Em seu prospecto, a Vivara deixa claro suas intenções com a abertura de capital. Entre os planos da empresa com a injeção dos recursos estão a abertura de lojas físicas, a expansão da capacidade de produção e o lançamento de uma nova marca.
Em outra ponta, o segmento de incorporadoras também começa a dar sinais de reaquecimento, o que se reflete no lançamento de follow ons por parte de uma série de empresas do setor, que estão acessando o mercado para se capitalizarem e se prepararem para quando a retomada vier de fato.
A relação inclui nomes como Tecnisa, Eztec e Trisul. A mais recente a recorrer a esse expediente foi a Helbor, que aprovou nesta segunda-feira 30 uma oferta para captar até R$ 557,9 milhões.
“Além dos juros mais baixos, as condições de financiamento imobiliário mais atrativas já estão reacendendo a demanda, os lançamentos e as vendas, especialmente em mercados que já digeriram o estoque, como São Paulo”, diz Leite, da Western Asset.
Segundo os especialistas, saúde, mineração e serviços são outros setores com boas perspectivas nesse contexto.
Apesar das boas projeções para o mercado, Leite ressalta que a consolidação desse cenário depende de alguns componentes. “Os dois fatores cruciais são a manutenção do caminho das reformas e sinais mais concretos de aceleração da economia no médio e longo prazos.”

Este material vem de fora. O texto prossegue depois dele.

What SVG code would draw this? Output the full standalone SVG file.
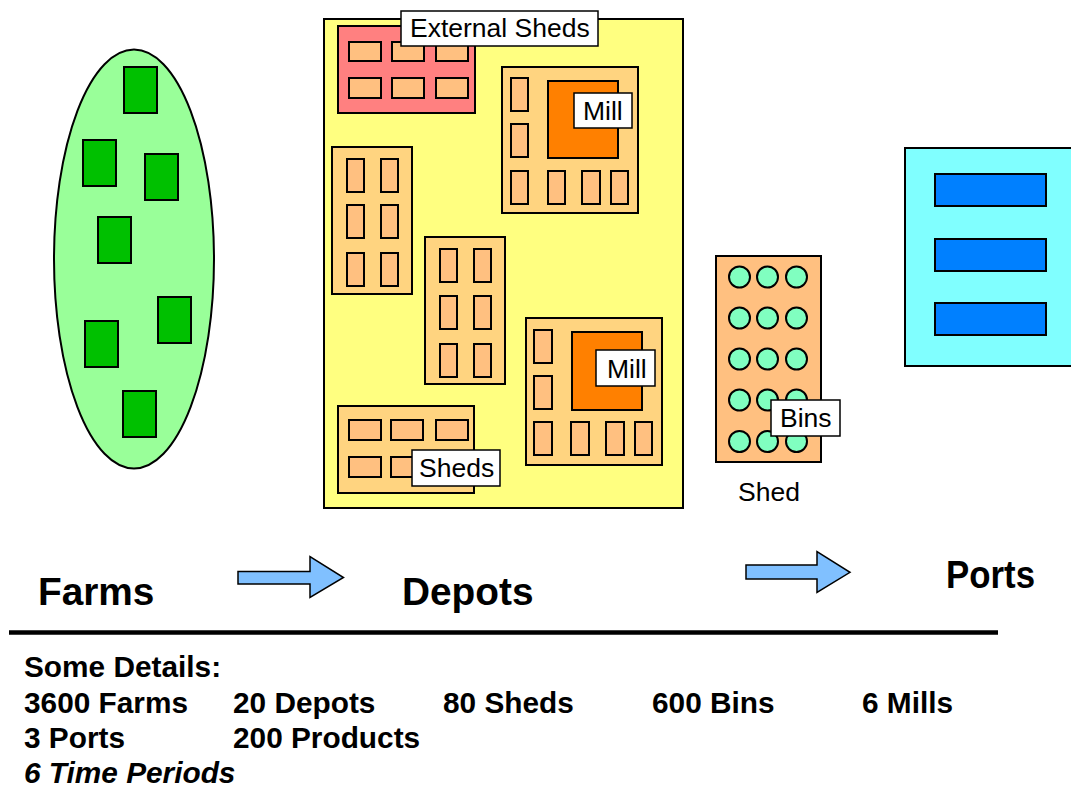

Franchini, da Monte Bravo, acrescenta. “Algumas questões precisam ser resolvidas ou, ao menos, ter um vislumbre de solução, entre elas, a reforma da previdência e o ajuste fiscal”, afirma. “Com isso, esses processos vão ganhar ainda mais força e ser mais frequentes.”
Contraste
O cenário brasileiro contrasta com o panorama observado nos Estados Unidos, mercado que alimentava boas expectativas nesse ano no que diz respeito às aberturas de capital. Mas que agora se mostra muito mais exigente.
Um dos processos mais aguardados para o período, a Uber é um bom exemplo. Realizado em maio, o IPO avaliou a empresa em US$ 82 bilhões, ante um valor estimado de US$ 120 bilhões. Passados pouco mais de cinco meses, a empresa oscila entre US$ 51 bilhões e US$ 54 bilhões nas últimas semanas.
Outra abertura de capital recente reforça esse contexto. Startup americana de equipamentos de fitness, a Peloton viu suas ações chegarem a cair 11% em sua estreia na bolsa, na quinta-feira 26. No mesmo dia, a Endeavor anunciou o cancelamento de sua oferta, diante do humor pouco favorável do mercado.
O caso mais emblemático no último mês, no entanto, é o da We Co., responsável pela WeWork, startup de escritórios compartilhados. De uma avaliação privada de US$ 47 bilhões, a empresa chegou a vislumbrar um IPO bem abaixo dessa cifra, com um valor estimado em menos de US$ 20 bilhões, e acabou por adiar sua abertura de capital.